From the listing below, extract every line in which the word "that" appears.

-- start Data listing --

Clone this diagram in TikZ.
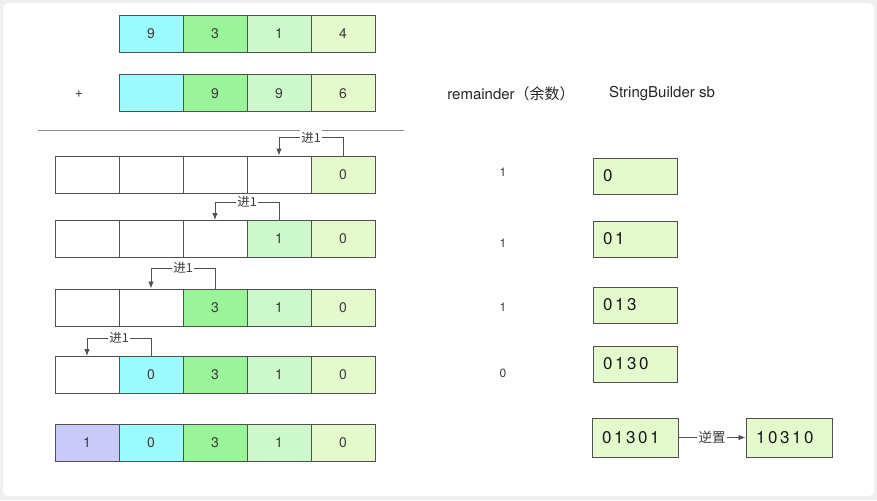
\documentclass[tikz,border=0pt]{standalone}
\usepackage{fontspec}
\setmainfont{TeX Gyre Heros}
\newfontfamily\cjk{Noto Sans CJK SC}
\usetikzlibrary{arrows.meta}
\definecolor{cCyan}{HTML}{9CFBFF}
\definecolor{cGreen}{HTML}{9AF59A}
\definecolor{cLight}{HTML}{CCF8CC}
\definecolor{cPale}{HTML}{E4FACC}
\definecolor{cPurple}{HTML}{CACAFA}
\definecolor{edge}{HTML}{505050}
\definecolor{txt}{HTML}{3A3A3A}
\definecolor{framegray}{HTML}{EFEFEF}
\newcommand{\dg}{\hspace{2.6pt}}
\begin{document}
\begin{tikzpicture}[x=1pt,y=-1pt,
  cell/.style={draw=edge, line width=1pt, minimum width=64pt, minimum height=37pt, inner sep=0pt, text=txt, font=\fontsize{14}{16}\selectfont},
  sbbox/.style={draw=edge, line width=1pt, fill=cPale, minimum width=84pt, minimum height=36pt, text width=64pt, inner xsep=10pt, inner ysep=0pt, align=left, text=black!90, font=\fontsize{17}{19}\selectfont},
  carry/.style={draw=edge, line width=0.9pt, -{Latex[length=7pt,width=5.5pt]}},
  carrylbl/.style={fill=white, inner sep=1.5pt, text=txt, font=\cjk\fontsize{12.5}{14}\selectfont},
  hdr/.style={text=black!85, font=\fontsize{15}{17}\selectfont},
  rem/.style={text=txt, font=\fontsize{12}{14}\selectfont}
]
\fill[framegray] (0,0) rectangle (877,500);
\fill[white, rounded corners=6pt] (3,3) rectangle (874,496);
\useasboundingbox (0,0) rectangle (877,500);

% top operand
\node[cell, fill=cCyan]  (a1) at (151,34) {9};
\node[cell, fill=cGreen] (a2) at (215,34) {3};
\node[cell, fill=cLight] (a3) at (279,34) {1};
\node[cell, fill=cPale]  (a4) at (343,34) {4};
% second operand
\node[text=txt, font=\fontsize{14}{16}\selectfont] (plus) at (79,94) {+};
\node[cell, fill=cCyan]  (b1) at (151,93.5) {};
\node[cell, fill=cGreen] (b2) at (215,93.5) {9};
\node[cell, fill=cLight] (b3) at (279,93.5) {9};
\node[cell, fill=cPale]  (b4) at (343,93.5) {6};
% rule
\coordinate (ruleL) at (38,130);
\coordinate (ruleR) at (404,130);
\draw[black!45, line width=1pt] (ruleL) -- (ruleR);

% row 1
\node[cell, fill=white] (r1c0) at (87,174.5) {};
\node[cell, fill=white] (r1c1) at (151,174.5) {};
\node[cell, fill=white] (r1c2) at (215,174.5) {};
\node[cell, fill=white] (r1c3) at (279,174.5) {};
\node[cell, fill=cPale] (r1c4) at (343,174.5) {0};
% row 2
\node[cell, fill=white] (r2c0) at (87,239) {};
\node[cell, fill=white] (r2c1) at (151,239) {};
\node[cell, fill=white] (r2c2) at (215,239) {};
\node[cell, fill=cLight] (r2c3) at (279,239) {1};
\node[cell, fill=cPale] (r2c4) at (343,239) {0};
% row 3
\node[cell, fill=white] (r3c0) at (87,307.5) {};
\node[cell, fill=white] (r3c1) at (151,307.5) {};
\node[cell, fill=cGreen] (r3c2) at (215,307.5) {3};
\node[cell, fill=cLight] (r3c3) at (279,307.5) {1};
\node[cell, fill=cPale] (r3c4) at (343,307.5) {0};
% row 4
\node[cell, fill=white] (r4c0) at (87,375) {};
\node[cell, fill=cCyan] (r4c1) at (151,375) {0};
\node[cell, fill=cGreen] (r4c2) at (215,375) {3};
\node[cell, fill=cLight] (r4c3) at (279,375) {1};
\node[cell, fill=cPale] (r4c4) at (343,375) {0};
% row 5
\node[cell, fill=cPurple] (r5c0) at (87,442.5) {1};
\node[cell, fill=cCyan] (r5c1) at (151,442.5) {0};
\node[cell, fill=cGreen] (r5c2) at (215,442.5) {3};
\node[cell, fill=cLight] (r5c3) at (279,442.5) {1};
\node[cell, fill=cPale] (r5c4) at (343,442.5) {0};

% carries
\draw[carry] (r1c4.north) -- ++(0,-18) -| node[carrylbl,pos=0.25]{进1} (r1c3.north);
\draw[carry] (r2c3.north) -- ++(0,-18) -| node[carrylbl,pos=0.25]{进1} (r2c2.north);
\draw[carry] (r3c2.north) -- ++(0,-20.5) -| node[carrylbl,pos=0.25]{进1} (r3c1.north);
\draw[carry] (r4c1.north) -- ++(0,-18) -| node[carrylbl,pos=0.25]{进1} (r4c0.north);

% headers
\node[hdr] (hrem) at (511,94) {remainder{\cjk（余数）}};
\node[hdr] (hsb) at (662,94) {StringBuilder sb};

% remainders
\node[rem] (m1) at (503,172) {1};
\node[rem] (m2) at (503,243) {1};
\node[rem] (m3) at (503,307) {1};
\node[rem] (m4) at (503,373) {0};

% string builder boxes
\node[sbbox] (s1) at (635,176) {0};
\node[sbbox] (s2) at (635,239) {0\dg 1};
\node[sbbox] (s3) at (635,305) {0\dg 1\dg 3};
\node[sbbox] (s4) at (635,364) {0\dg 1\dg 3\dg 0};
\node[sbbox, minimum height=39pt, minimum width=86pt, text width=66pt] (s5) at (635,437.5) {0\dg 1\dg 3\dg 0\dg 1};
\node[sbbox, minimum height=39pt, minimum width=86pt, text width=66pt] (s6) at (789,437.5) {1\dg 0\dg 3\dg 1\dg 0};
\draw[carry] (s5) -- node[carrylbl, font=\cjk\fontsize{13.5}{15}\selectfont]{逆置} (s6);
\end{tikzpicture}
\end{document}
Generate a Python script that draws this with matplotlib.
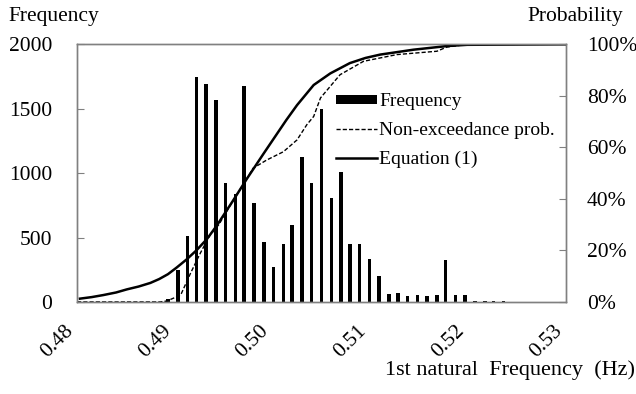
import matplotlib
matplotlib.use('Agg')
from matplotlib import pyplot as plt
from matplotlib.ticker import FuncFormatter
import matplotlib.transforms as mtransforms

plt.rcParams['font.family'] = ['Liberation Serif', 'DejaVu Serif']
plt.rcParams['font.size'] = 15.5

# гистограмма: центры интервалов (Гц) и число случаев
bin_centers = [0.4893, 0.4903, 0.4913, 0.4922, 0.4932, 0.4942, 0.4952, 0.4962, 0.4971,
               0.4981, 0.4991, 0.5001, 0.5011, 0.5020, 0.5030, 0.5040, 0.5050, 0.5060,
               0.5070, 0.5079, 0.5089, 0.5099, 0.5109, 0.5119, 0.5128, 0.5138, 0.5148,
               0.5158, 0.5168, 0.5177, 0.5187, 0.5197, 0.5207, 0.5217, 0.5226, 0.5236]
counts = [25, 250, 510, 1750, 1690, 1565, 920, 835, 1680,
          765, 466, 268, 450, 594, 1128, 922, 1500, 805,
          1005, 450, 450, 333, 203, 65, 70, 47, 57,
          47, 52, 328, 52, 52, 8, 8, 8, 8]

# эмпирическая вероятность непревышения
nonexc_f = [0.4800, 0.4885, 0.4892, 0.4906, 0.4916, 0.4926, 0.4936, 0.4945, 0.4960,
            0.4974, 0.4980, 0.4994, 0.5011, 0.5025, 0.5035, 0.5042, 0.5049, 0.5069,
            0.5093, 0.5127, 0.5168, 0.5178, 0.5199, 0.5300]
nonexc_p = [0.0, 0.0, 0.004, 0.027, 0.111, 0.189, 0.26, 0.30, 0.396,
            0.48, 0.519, 0.551, 0.583, 0.629, 0.688, 0.72, 0.792, 0.882,
            0.934, 0.96, 0.973, 0.989, 1.0, 1.0]

# кривая по уравнению (1)
eq_f = [0.4803, 0.4815, 0.4827, 0.4840, 0.4851, 0.4863, 0.4875, 0.4884, 0.4893,
        0.4902, 0.4912, 0.4922, 0.4933, 0.4943, 0.4960, 0.4974, 0.4991, 0.5014,
        0.5025, 0.5042, 0.5059, 0.5079, 0.5095, 0.5110, 0.5144, 0.5178, 0.5199, 0.5300]
eq_p = [0.013, 0.019, 0.027, 0.037, 0.049, 0.060, 0.074, 0.089, 0.108,
        0.134, 0.165, 0.20, 0.245, 0.297, 0.396, 0.48, 0.577, 0.706,
        0.764, 0.842, 0.887, 0.927, 0.947, 0.96, 0.979, 0.993, 0.998, 1.0]

fig = plt.figure(figsize=(6.36, 3.94), dpi=100)
ax = fig.add_axes([0.1211, 0.2335, 0.7688, 0.6541])
ax2 = ax.twinx()

bars = ax.bar(bin_centers, counts, width=0.00036, color='black', label='Frequency', zorder=2)
l1, = ax2.plot(nonexc_f, nonexc_p, color='black', lw=1.0, ls=(0, (3, 1.5)),
               label='Non-exceedance prob.')
l2, = ax2.plot(eq_f, eq_p, color='black', lw=1.8, label='Equation (1)')

ax.set_xlim(0.48, 0.53)
ax.set_ylim(0, 2000)
ax2.set_ylim(0, 1)
ax.set_yticks([0, 500, 1000, 1500, 2000])
ax2.set_yticks([0, 0.2, 0.4, 0.6, 0.8, 1.0])
ax2.yaxis.set_major_formatter(FuncFormatter(lambda v, _: f'{v * 100:.0f}%'))
ax.set_xticks([0.48, 0.49, 0.50, 0.51, 0.52, 0.53])
ax.set_xticklabels(['0.48', '0.49', '0.50', '0.51', '0.52', '0.53'], rotation=45, ha='right')
shift = mtransforms.ScaledTranslation(5 / 100, 0, fig.dpi_scale_trans)
for lab in ax.get_xticklabels():
    lab.set_transform(lab.get_transform() + shift)

ax.tick_params(axis='x', length=0, pad=14)
ax.tick_params(axis='y', direction='in', length=5, color='#808080', pad=18)
ax2.tick_params(axis='y', direction='in', length=5, color='#808080', pad=15)

for a in (ax, ax2):
    for s in a.spines.values():
        s.set_color('#808080')
        s.set_linewidth(1.0)

fig.text(0.013, 0.957, 'Frequency', ha='left', va='center')
fig.text(0.98, 0.957, 'Probability', ha='right', va='center')
fig.text(0.9985, 0.06, '1st natural  Frequency  (Hz)', ha='right', va='center', fontsize=16)

ax2.legend([bars, l1, l2], ['Frequency', 'Non-exceedance prob.', 'Equation (1)'],
           loc='upper left', bbox_to_anchor=(0.53, 0.81), frameon=False, fontsize=14,
           borderpad=0, borderaxespad=0, handlelength=2.1, handletextpad=0.1,
           handleheight=0.35, labelspacing=0.6)

fig.savefig('out.png', dpi=100)
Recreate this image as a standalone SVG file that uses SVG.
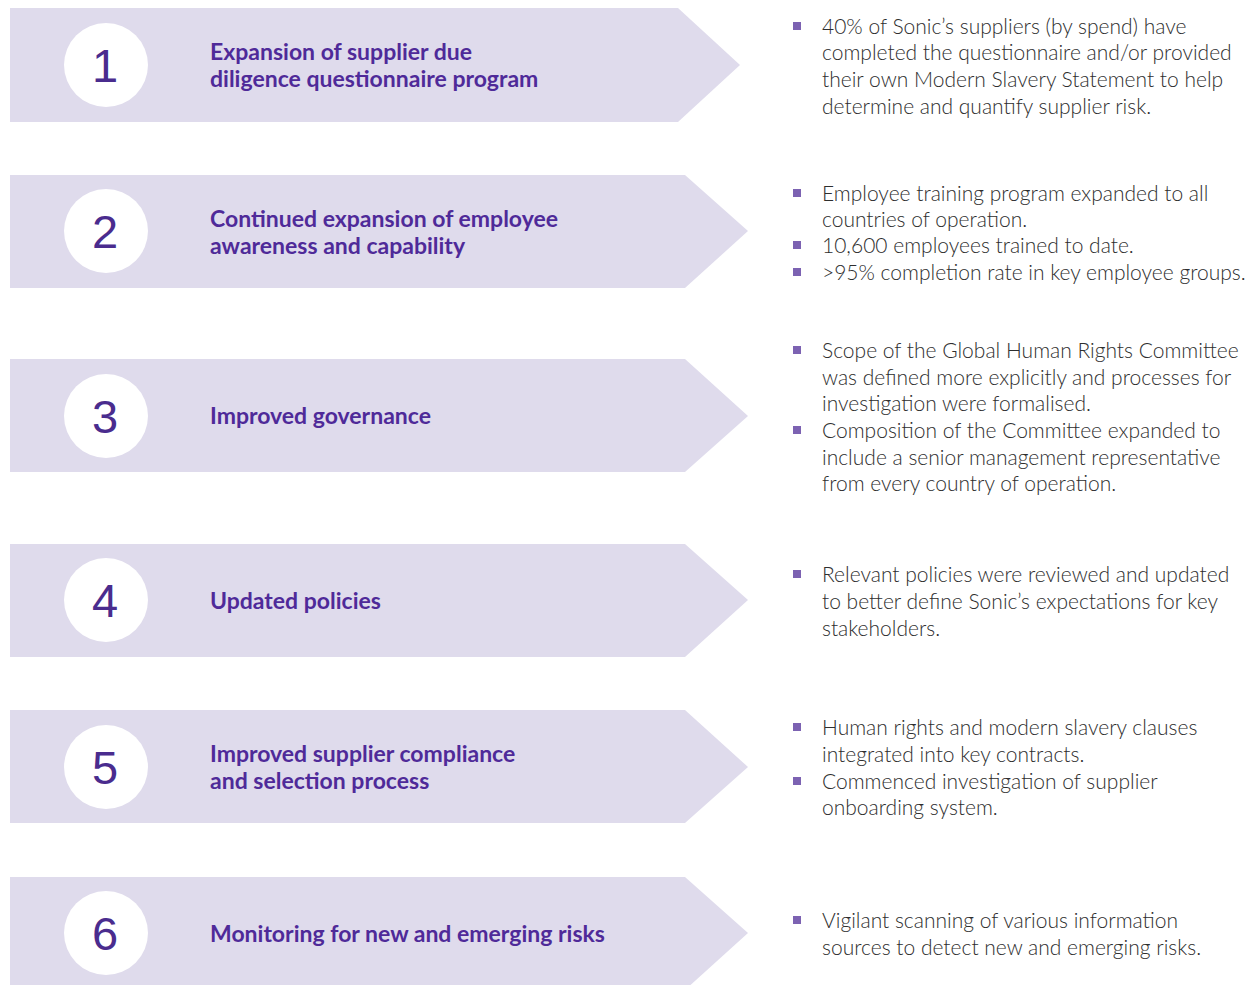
<svg xmlns="http://www.w3.org/2000/svg" width="1250" height="985" viewBox="0 0 1250 985">
<style>
.box{fill:#dfdbec}
.circ{fill:#ffffff}
.num{font-family:"Liberation Sans",Arial,sans-serif;font-size:47px;fill:#4a2c8e;text-anchor:middle}
.ttl{font-family:Lato,"Liberation Sans",sans-serif;font-weight:bold;font-size:23px;fill:#4f2a99}
.desc{font-family:Lato,"Liberation Sans",sans-serif;font-weight:300;font-size:21px;fill:#2e2e2e}
.bul{fill:#7c62b2}
</style>
<rect width="1250" height="985" fill="#ffffff"/>
<g id="node1">
<polygon class="box" points="10,8 678,8 740,65 678,122 10,122"/>
<circle class="circ" cx="106" cy="65" r="42"/>
<text class="num" x="105" y="82">1</text>
<text class="ttl" x="210" y="60">Expansion of supplier due</text>
<text class="ttl" x="210" y="87">diligence questionnaire program</text>
<rect class="bul" x="793" y="22" width="8" height="8"/>
<text class="desc" x="822" y="34">40% of Sonic’s suppliers (by spend) have</text>
<text class="desc" x="822" y="60">completed the questionnaire and/or provided</text>
<text class="desc" x="822" y="87">their own Modern Slavery Statement to help</text>
<text class="desc" x="822" y="114">determine and quantify supplier risk.</text>
</g>
<g id="node2">
<polygon class="box" points="10,175 685,175 748,231 685,288 10,288"/>
<circle class="circ" cx="106" cy="231" r="42"/>
<text class="num" x="105" y="248">2</text>
<text class="ttl" x="210" y="227">Continued expansion of employee</text>
<text class="ttl" x="210" y="254">awareness and capability</text>
<rect class="bul" x="793" y="189" width="8" height="8"/>
<text class="desc" x="822" y="201">Employee training program expanded to all</text>
<text class="desc" x="822" y="227">countries of operation.</text>
<rect class="bul" x="793" y="241" width="8" height="8"/>
<text class="desc" x="822" y="253">10,600 employees trained to date.</text>
<rect class="bul" x="793" y="268" width="8" height="8"/>
<text class="desc" x="822" y="280">&gt;95% completion rate in key employee groups.</text>
</g>
<g id="node3">
<polygon class="box" points="10,359 685,359 748,416 685,472 10,472"/>
<circle class="circ" cx="106" cy="416" r="42"/>
<text class="num" x="105" y="433">3</text>
<text class="ttl" x="210" y="424">Improved governance</text>
<rect class="bul" x="793" y="346" width="8" height="8"/>
<text class="desc" x="822" y="358">Scope of the Global Human Rights Committee</text>
<text class="desc" x="822" y="385">was defined more explicitly and processes for</text>
<text class="desc" x="822" y="411">investigation were formalised.</text>
<rect class="bul" x="793" y="426" width="8" height="8"/>
<text class="desc" x="822" y="438">Composition of the Committee expanded to</text>
<text class="desc" x="822" y="465">include a senior management representative</text>
<text class="desc" x="822" y="491">from every country of operation.</text>
</g>
<g id="node4">
<polygon class="box" points="10,544 685,544 748,600 685,657 10,657"/>
<circle class="circ" cx="106" cy="600" r="42"/>
<text class="num" x="105" y="617">4</text>
<text class="ttl" x="210" y="609">Updated policies</text>
<rect class="bul" x="793" y="570" width="8" height="8"/>
<text class="desc" x="822" y="582">Relevant policies were reviewed and updated</text>
<text class="desc" x="822" y="609">to better define Sonic’s expectations for key</text>
<text class="desc" x="822" y="636">stakeholders.</text>
</g>
<g id="node5">
<polygon class="box" points="10,710 685,710 748,767 685,823 10,823"/>
<circle class="circ" cx="106" cy="767" r="42"/>
<text class="num" x="105" y="784">5</text>
<text class="ttl" x="210" y="762">Improved supplier compliance</text>
<text class="ttl" x="210" y="789">and selection process</text>
<rect class="bul" x="793" y="723" width="8" height="8"/>
<text class="desc" x="822" y="735">Human rights and modern slavery clauses</text>
<text class="desc" x="822" y="762">integrated into key contracts.</text>
<rect class="bul" x="793" y="777" width="8" height="8"/>
<text class="desc" x="822" y="789">Commenced investigation of supplier</text>
<text class="desc" x="822" y="815">onboarding system.</text>
</g>
<g id="node6">
<polygon class="box" points="10,877 685,877 748,933 685,990 10,990"/>
<circle class="circ" cx="106" cy="933" r="42"/>
<text class="num" x="105" y="950">6</text>
<text class="ttl" x="210" y="942">Monitoring for new and emerging risks</text>
<rect class="bul" x="793" y="916" width="8" height="8"/>
<text class="desc" x="822" y="928">Vigilant scanning of various information</text>
<text class="desc" x="822" y="955">sources to detect new and emerging risks.</text>
</g>
<g id="connectors"></g>
</svg>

-- end Data listing --

Finished task:
Generate a Python script that draws this with matplotlib.
Recreate this image as a standalone SVG file that uses SVG.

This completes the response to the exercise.